Emirates had first announced it had suspended flights to Baghdad following the incident.

“We suspended it right now,” Sheikh Majid Al Mualla, Divisional Senior Vice President of Commercial Operations at Emirates, said on the sidelines of a Dubai conference, according to Reuters news agency.

Asked if this was because of the incident involving a flydubai aircraft, he said: “That’s why we suspended it.”

The Abu Dhabi-based Etihad Airways said it had “suspended all flights to the Iraqi city with immediate effect and until further notice.”

The website of Sharjah-based budget carrier Air Arabia also showed that flights to Baghdad were not available.

Baghdad airport staff confirmed there had been disruption to flights after Monday’s incident.

“The plane was able to land normally but some airlines have cancelled or delayed their flights today,” one airport employee said, speaking on condition of anonymity.

Flights from some of the other major airlines flying to Baghdad, such as Turkish Airlines and Royal Jordanian, were delayed, their websites showed.

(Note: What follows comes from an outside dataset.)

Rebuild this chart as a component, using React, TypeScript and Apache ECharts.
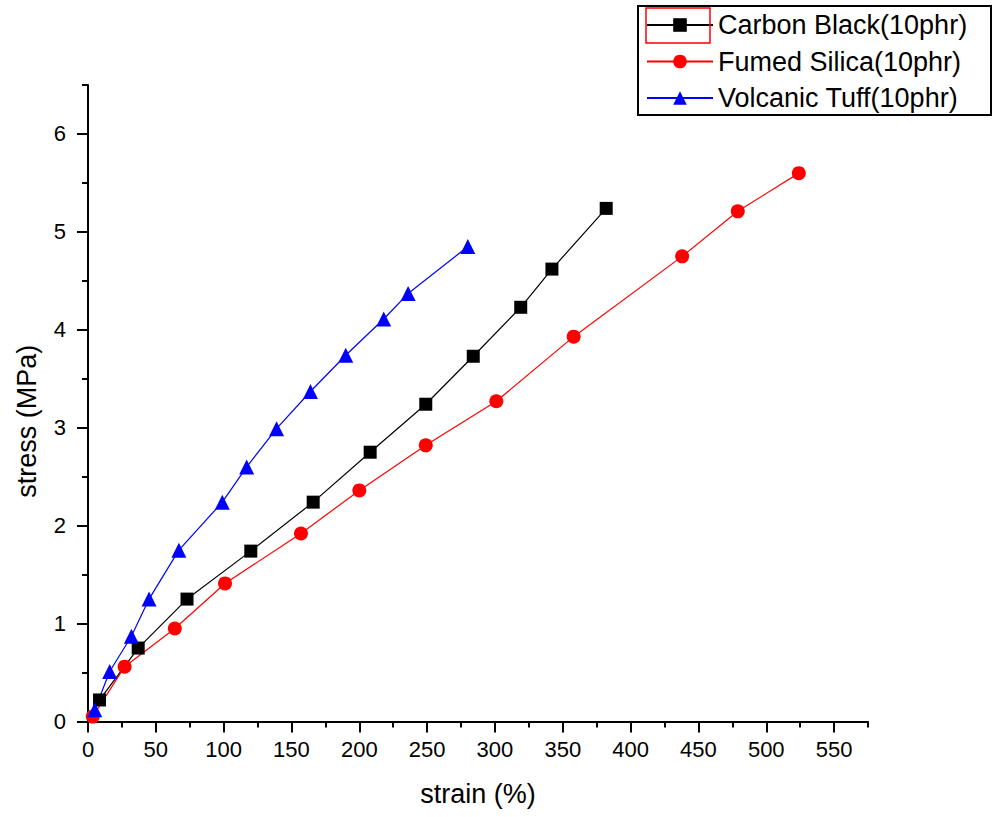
import React, { useEffect, useRef } from "react";
import * as echarts from "echarts";

const seriesNames = ["Carbon Black(10phr)", "Fumed Silica(10phr)", "Volcanic Tuff(10phr)"];

const carbonBlack: [number, number][] = [
  [8.5, 0.22], [37, 0.75], [73, 1.25], [120, 1.74], [166, 2.24], [208, 2.75],
  [249, 3.24], [284, 3.73], [319, 4.23], [342, 4.62], [382, 5.24],
];

const fumedSilica: [number, number][] = [
  [3.5, 0.05], [27, 0.56], [64, 0.95], [101, 1.41], [157, 1.92], [200, 2.36],
  [249, 2.82], [301, 3.27], [358, 3.93], [438, 4.75], [479, 5.21], [524, 5.6],
];

const volcanicTuff: [number, number][] = [
  [5, 0.12], [16, 0.51], [32, 0.87], [45, 1.25], [67, 1.75], [99, 2.24], [117, 2.6],
  [139, 2.99], [164, 3.37], [190, 3.74], [218, 4.11], [236, 4.37], [280, 4.85],
];

const xMajorTicks = [0, 50, 100, 150, 200, 250, 300, 350, 400, 450, 500, 550];
const yMajorTicks = [0, 1, 2, 3, 4, 5, 6];

const X_MAX = 575;
const Y_MAX = 6.5;
const FONT = "'Liberation Sans', Arial, sans-serif";

export default function App() {
  const ref = useRef<HTMLDivElement>(null);
  useEffect(() => {
    const chart = echarts.init(ref.current!, null, { renderer: "svg" });
    const axisLine = { show: true, lineStyle: { color: "#000", width: 2 } };
    const option: any = {
      animation: false,
      backgroundColor: "#fff",
      grid: { left: 88, right: 129, top: 85, bottom: 95.5, containLabel: false },
      legend: {
        orient: "vertical",
        left: 646,
        top: 11,
        padding: 0,
        itemWidth: 66,
        itemHeight: 17,
        itemGap: 8.5,
        data: seriesNames,
        textStyle: { fontFamily: FONT, fontSize: 27, color: "#000", lineHeight: 28 },
      },
      xAxis: [
        {
          type: "value",
          min: 0,
          max: X_MAX,
          interval: 25,
          axisLine,
          axisTick: { show: true, inside: false, length: 6, lineStyle: { color: "#000", width: 2 } },
          axisLabel: { show: false },
          splitLine: { show: false },
        },
        {
          type: "value",
          min: 0,
          max: X_MAX,
          interval: 50,
          position: "bottom",
          axisLine: { show: false },
          axisTick: { show: true, inside: false, length: 11, customValues: xMajorTicks, lineStyle: { color: "#000", width: 2 } },
          axisLabel: { show: true, customValues: xMajorTicks, margin: 17, fontFamily: FONT, fontSize: 22, color: "#000" },
          splitLine: { show: false },
          name: "strain (%)",
          nameLocation: "middle",
          nameGap: 59,
          nameTextStyle: { fontFamily: FONT, fontSize: 27, color: "#000" },
        },
      ],
      yAxis: [
        {
          type: "value",
          min: 0,
          max: Y_MAX,
          interval: 0.5,
          axisLine,
          axisTick: { show: true, inside: false, length: 6, lineStyle: { color: "#000", width: 2 } },
          axisLabel: { show: false },
          splitLine: { show: false },
        },
        {
          type: "value",
          min: 0,
          max: Y_MAX,
          interval: 1,
          position: "left",
          offset: 0,
          axisLine: { show: false },
          axisTick: { show: true, inside: false, length: 11, customValues: yMajorTicks, lineStyle: { color: "#000", width: 2 } },
          axisLabel: { show: true, customValues: yMajorTicks, margin: 22, fontFamily: FONT, fontSize: 22, color: "#000" },
          splitLine: { show: false },
          name: "stress (MPa)",
          nameLocation: "middle",
          nameGap: 48,
          nameTextStyle: { fontFamily: FONT, fontSize: 27, color: "#000", padding: [0, 36, 0, 0] },
        },
      ],
      series: [
        {
          name: seriesNames[0],
          type: "line",
          data: carbonBlack,
          symbol: "rect",
          symbolSize: 13,
          itemStyle: { color: "#000" },
          lineStyle: { color: "#000", width: 1.2 },
        },
        {
          name: seriesNames[1],
          type: "line",
          data: fumedSilica,
          symbol: "circle",
          symbolSize: 14,
          itemStyle: { color: "#ff0000" },
          lineStyle: { color: "#ff0000", width: 1.2 },
        },
        {
          name: seriesNames[2],
          type: "line",
          data: volcanicTuff,
          symbol: "triangle",
          symbolSize: 15,
          itemStyle: { color: "#0000ff" },
          lineStyle: { color: "#0000ff", width: 1.2 },
        },
      ],
      graphic: [
        {
          type: "rect",
          shape: { x: 638, y: 6, width: 353, height: 109 },
          style: { fill: "none", stroke: "#000", lineWidth: 2 },
          z: 100,
        },
        {
          type: "rect",
          shape: { x: 646, y: 8, width: 64, height: 35 },
          style: { fill: "none", stroke: "#ff0000", lineWidth: 1.5 },
          z: 100,
        },
      ],
    };
    chart.setOption(option);
    return () => chart.dispose();
  }, []);
  return (
    <div
      ref={ref}
      style={{ position: "fixed", left: 0, top: 0, width: 997, height: 817, background: "#fff" }}
    />
  );
}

“The exact timing of flights is not yet clear. Operation directors are currently having a meeting,” a Turkish Airlines official told AFP in Ankara.

Western airlines flying over Iraq have taken extra precautions in recent months for fear that militants of the Islamic State group might acquire weapons able to hit cruising airliners.

Baghdad International Airport is located west of the capital, near the province of Anbar, which is largely controlled by ISIS fighters.